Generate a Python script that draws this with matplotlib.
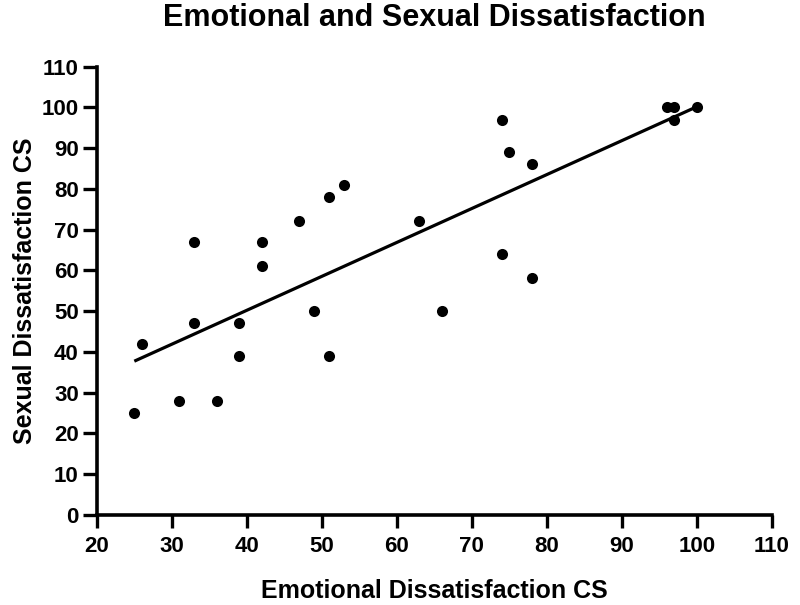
import matplotlib
matplotlib.use("Agg")
import matplotlib.pyplot as plt
import numpy as np

plt.rcParams['font.family'] = ['Liberation Sans', 'DejaVu Sans']

emotional = [25, 26, 31, 33, 33, 36, 39, 39, 42, 42, 47, 49, 51, 51, 53,
             63, 66, 74, 74, 75, 78, 78, 96, 97, 97, 100]
sexual = [25, 42, 28, 67, 47, 28, 47, 39, 67, 61, 72, 50, 78, 39, 81,
          72, 50, 97, 64, 89, 86, 58, 100, 100, 97, 100]
x_ticks = list(range(20, 111, 10))
y_ticks = list(range(0, 111, 10))

fig = plt.figure(figsize=(8, 6.05), dpi=100)
ax = fig.add_axes([0.121, 0.149, 0.844, 0.741])

ax.scatter(emotional, sexual, s=64, color='black', zorder=3, linewidths=0)
slope, intercept = np.polyfit(emotional, sexual, 1)
xl = np.array([min(emotional), max(emotional)])
ax.plot(xl, slope * xl + intercept, color='black', lw=2.3, solid_capstyle='butt')

ax.set_xlim(20, 110)
ax.set_ylim(0, 110)
ax.set_xticks(x_ticks)
ax.set_yticks(y_ticks)
for s in ['top', 'right']:
    ax.spines[s].set_visible(False)
for s in ['left', 'bottom']:
    ax.spines[s].set_linewidth(2.6)
    ax.spines[s].set_capstyle('projecting')
ax.tick_params(axis='x', length=9, width=2.4, direction='out', pad=6, labelsize=16)
ax.tick_params(axis='y', length=10, width=2.4, direction='out', pad=3, labelsize=16)
for lab in ax.get_xticklabels() + ax.get_yticklabels():
    lab.set_fontweight('bold')

ax.set_xlabel('Emotional Dissatisfaction CS', fontsize=18, fontweight='bold')
ax.xaxis.set_label_coords(0.5, -0.143)
ax.set_ylabel('Sexual Dissatisfaction CS', fontsize=18, fontweight='bold')
ax.yaxis.set_label_coords(-0.088, 0.5)
fig.text(0.543, 1 - 26 / 605, 'Emotional and Sexual Dissatisfaction',
         fontsize=22, fontweight='bold', ha='center', va='baseline')

fig.savefig('out.png', dpi=100)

Objective ▸ Figure out how many lines above include the string "matplotlib", then report that number and nothing else.

Correct answer ▸ 4